Sometimes you just have to make the best of a bad situation.
And so it is with the Financial Conduct Authority’s decision – after much hemming and hawing – to ban contingent charging.
Ultimately, this outcome was inevitable: even if the FCA had not acted, Frank Field, the chairman of the Work and Pensions Committee, said he would have brought forward legislation to introduce such a ban.
There are arguments in both directions when it comes to contingent charging: for the unscrupulous minority it probably does act as an incentive to transfer a client out of their defined benefit pension.
But contingent charging certainly helps those who cannot afford advice to access it.

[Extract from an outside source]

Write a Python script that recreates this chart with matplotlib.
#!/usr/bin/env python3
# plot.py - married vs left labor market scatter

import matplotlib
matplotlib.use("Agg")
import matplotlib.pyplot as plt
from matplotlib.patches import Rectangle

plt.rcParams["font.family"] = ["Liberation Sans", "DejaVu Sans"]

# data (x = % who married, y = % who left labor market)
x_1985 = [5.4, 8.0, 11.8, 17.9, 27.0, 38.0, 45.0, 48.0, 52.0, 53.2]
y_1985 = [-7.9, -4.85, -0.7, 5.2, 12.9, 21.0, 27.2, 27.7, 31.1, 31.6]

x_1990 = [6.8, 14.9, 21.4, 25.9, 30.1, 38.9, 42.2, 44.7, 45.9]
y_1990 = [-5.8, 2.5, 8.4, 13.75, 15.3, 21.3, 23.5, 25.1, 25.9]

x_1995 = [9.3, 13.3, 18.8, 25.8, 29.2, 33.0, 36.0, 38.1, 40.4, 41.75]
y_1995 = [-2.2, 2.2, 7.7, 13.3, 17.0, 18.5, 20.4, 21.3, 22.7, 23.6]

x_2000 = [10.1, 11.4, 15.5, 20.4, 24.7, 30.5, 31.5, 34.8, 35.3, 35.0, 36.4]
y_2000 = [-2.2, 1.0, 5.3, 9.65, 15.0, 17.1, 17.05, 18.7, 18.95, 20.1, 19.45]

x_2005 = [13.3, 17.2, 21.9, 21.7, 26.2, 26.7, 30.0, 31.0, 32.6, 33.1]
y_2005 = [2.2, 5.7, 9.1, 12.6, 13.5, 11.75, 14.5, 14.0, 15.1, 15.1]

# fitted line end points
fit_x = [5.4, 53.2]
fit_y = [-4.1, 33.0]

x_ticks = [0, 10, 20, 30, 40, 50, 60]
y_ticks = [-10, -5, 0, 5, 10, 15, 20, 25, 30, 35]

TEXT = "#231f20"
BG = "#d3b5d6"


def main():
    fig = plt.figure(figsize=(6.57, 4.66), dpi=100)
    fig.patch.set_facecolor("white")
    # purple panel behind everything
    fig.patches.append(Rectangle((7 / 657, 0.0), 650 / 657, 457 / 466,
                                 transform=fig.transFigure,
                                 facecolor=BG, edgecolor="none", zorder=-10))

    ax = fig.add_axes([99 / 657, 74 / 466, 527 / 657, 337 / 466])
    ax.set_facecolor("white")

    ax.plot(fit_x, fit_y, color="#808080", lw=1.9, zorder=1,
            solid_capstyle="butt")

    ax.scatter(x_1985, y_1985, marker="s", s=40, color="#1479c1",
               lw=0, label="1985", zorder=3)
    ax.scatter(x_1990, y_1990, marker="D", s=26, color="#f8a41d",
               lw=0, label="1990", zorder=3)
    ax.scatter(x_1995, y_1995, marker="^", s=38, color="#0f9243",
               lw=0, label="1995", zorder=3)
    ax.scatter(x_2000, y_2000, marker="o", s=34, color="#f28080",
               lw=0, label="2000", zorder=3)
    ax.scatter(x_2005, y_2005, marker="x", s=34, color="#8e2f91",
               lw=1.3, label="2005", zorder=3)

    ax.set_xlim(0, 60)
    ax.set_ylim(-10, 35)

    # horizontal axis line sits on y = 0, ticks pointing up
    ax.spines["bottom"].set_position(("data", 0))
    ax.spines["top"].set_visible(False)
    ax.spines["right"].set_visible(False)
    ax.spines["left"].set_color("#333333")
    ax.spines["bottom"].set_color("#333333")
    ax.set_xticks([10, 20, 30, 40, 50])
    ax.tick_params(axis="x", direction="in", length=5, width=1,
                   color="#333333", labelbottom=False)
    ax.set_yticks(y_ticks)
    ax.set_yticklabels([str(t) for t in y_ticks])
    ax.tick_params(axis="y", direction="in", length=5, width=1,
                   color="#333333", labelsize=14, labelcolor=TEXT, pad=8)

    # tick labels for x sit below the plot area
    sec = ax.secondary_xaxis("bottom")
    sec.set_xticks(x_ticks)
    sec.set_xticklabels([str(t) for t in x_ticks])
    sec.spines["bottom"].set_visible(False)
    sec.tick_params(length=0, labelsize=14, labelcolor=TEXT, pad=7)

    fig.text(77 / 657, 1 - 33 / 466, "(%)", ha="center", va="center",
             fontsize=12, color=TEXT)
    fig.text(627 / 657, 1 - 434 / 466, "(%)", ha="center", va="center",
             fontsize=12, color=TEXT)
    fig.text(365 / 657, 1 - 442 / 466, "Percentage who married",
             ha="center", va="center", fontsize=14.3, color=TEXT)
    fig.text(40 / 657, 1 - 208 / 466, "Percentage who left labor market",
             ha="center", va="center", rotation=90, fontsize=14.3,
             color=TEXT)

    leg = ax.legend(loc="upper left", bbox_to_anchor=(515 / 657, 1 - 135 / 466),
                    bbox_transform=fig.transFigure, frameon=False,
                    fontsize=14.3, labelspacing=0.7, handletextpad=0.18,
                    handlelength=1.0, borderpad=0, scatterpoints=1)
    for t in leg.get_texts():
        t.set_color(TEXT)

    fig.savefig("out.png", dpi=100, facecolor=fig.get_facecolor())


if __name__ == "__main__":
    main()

The thing that did it for contingent charging in the end was the fact that the proportion of people being recommended to transfer out of their DB scheme was stubbornly high – higher than it should have been for an action which, most agree, should only be carried out in very few scenarios.

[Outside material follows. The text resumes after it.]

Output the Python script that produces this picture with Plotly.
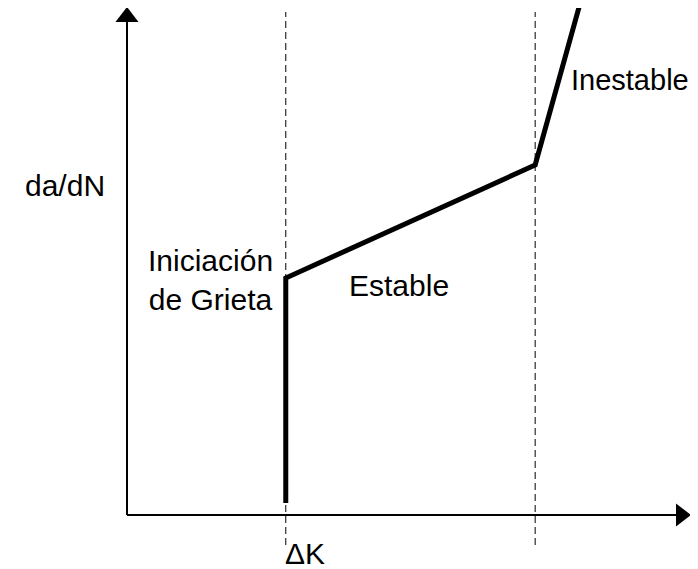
import plotly.graph_objects as go

# Schematic crack-growth curve (arbitrary units)
delta_k = [2.82, 2.82, 7.25, 8.03]
da_dn = [0.24, 4.74, 7.0, 10.16]

# Region boundaries (dashed lines)
boundaries = [2.82, 7.25]
boundary_y = [-0.6, 10.06]

# Axis extents
x_axis_end = 9.84
y_axis_end = 9.96

labels = [
    ("da/dN", -1.10, 6.6, 30),
    ("Iniciación<br>de Grieta", 1.49, 4.7, 30),
    ("Estable", 4.83, 4.6, 30),
    ("Inestable", 8.93, 8.7, 29),
    ("\u0394K", 3.16, -0.77, 30),
]

FONT = "Arial, Liberation Sans, sans-serif"

fig = go.Figure()

# axes lines
fig.add_trace(go.Scatter(x=[0, x_axis_end], y=[0, 0], mode="lines",
                         line=dict(color="black", width=2), hoverinfo="skip"))
fig.add_trace(go.Scatter(x=[0, 0], y=[0, y_axis_end], mode="lines",
                         line=dict(color="black", width=2), hoverinfo="skip"))
# arrow heads
fig.add_trace(go.Scatter(x=[x_axis_end], y=[0], mode="markers",
                         marker=dict(symbol="triangle-right", size=20, color="black",
                                     line=dict(width=0)), hoverinfo="skip"))
fig.add_trace(go.Scatter(x=[0], y=[y_axis_end], mode="markers",
                         marker=dict(symbol="triangle-up", size=20, color="black",
                                     line=dict(width=0)), hoverinfo="skip"))

# dashed boundaries
for b in boundaries:
    fig.add_trace(go.Scatter(x=[b, b], y=boundary_y, mode="lines",
                             line=dict(color="black", width=1, dash="7px,4px"),
                             hoverinfo="skip"))

# curve
fig.add_trace(go.Scatter(x=delta_k, y=da_dn, mode="lines",
                         line=dict(color="black", width=5), hoverinfo="skip"))

for text, x, y, size in labels:
    fig.add_annotation(x=x, y=y, text=text, showarrow=False,
                       font=dict(family=FONT, size=size, color="black"), align="center")

# page offset of 8px (default body margin) is compensated in the ranges
fig.update_layout(
    width=690, height=561,
    margin=dict(l=0, r=0, t=0, b=0),
    paper_bgcolor="white", plot_bgcolor="white",
    showlegend=False,
    xaxis=dict(range=[(8 - 127) / 56.3, (698 - 127) / 56.3], visible=False),
    yaxis=dict(range=[(515 - 569) / 50, (515 - 8) / 50], visible=False),
)

fig.write_html("out.html")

The important thing for advisers now is to make the most of this situation.
Complaining about these rules – as some advisers did for years about the Retail Distribution Review – is counterproductive and, ultimately, not a good look.
It is counterproductive because it gives the regulator an impression of a profession that will only put consumers first begrudgingly and at the behest of the FCA.
And it is not a good look because, frankly, no one in their right mind would hire someone to fix their boiler if they complained constantly about the safety precautions they had to take.
Will the ban be good or bad? We probably will not know for years. But advisers can make the best of it, as they have done with countless other, more fundamental, changes like the RDR and Mifid II.